Quantum Monte Carlo calculations of the dissociation energy of the water dimer

We report diffusion quantum Monte Carlo (DMC) calculations of the equilibrium dissociation energy D-e of the water dimer. The dissociation energy measured experimentally, D-0, can be estimated from D-e by adding a correction for vibrational effects. Using the measured dissociation energy and the modern value of the vibrational energy Mas , [J. Chem. Phys. 113, 6687 (2000)] leads to D-e=5.00 +/- 0.7 kcal mol(-1), although the result Curtiss , [J. Chem. Phys. 71, 2703 (1979)] D-e=5.44 +/- 0.7 kcal mol(-1), which uses an earlier estimate of the vibrational energy, has been widely quoted. High-level coupled cluster calculations Klopper , [Phys.
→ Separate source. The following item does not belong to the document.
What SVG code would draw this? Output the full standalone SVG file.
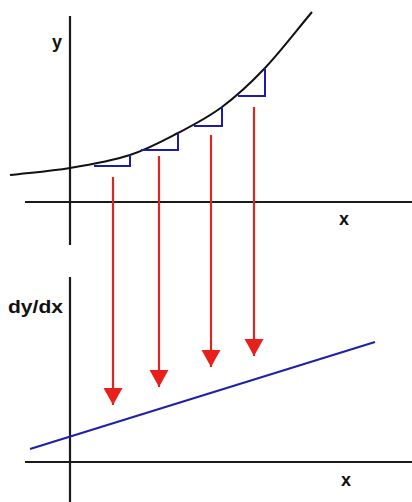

Chem. Chem. Phys. 2, 2227 (2000)] have yielded D-e=5.02 +/- 0.05 kcal mol(-1). In an attempt to shed new light on this old problem, we have performed all-electron DMC calculations on the water monomer and dimer using Slater-Jastrow wave functions with both Hartree-Fock approximation (HF) and B3LYP density functional theory single-particle orbitals. We obtain equilibrium dissociation energies for the dimer of 5.02 +/- 0.18 kcal mol(-1) (HF orbitals) and 5.21 +/- 0.18 kcal mol(-1) (B3LYP orbitals), in good agreement with the coupled cluster results. (c) 2006 American Institute of Physics.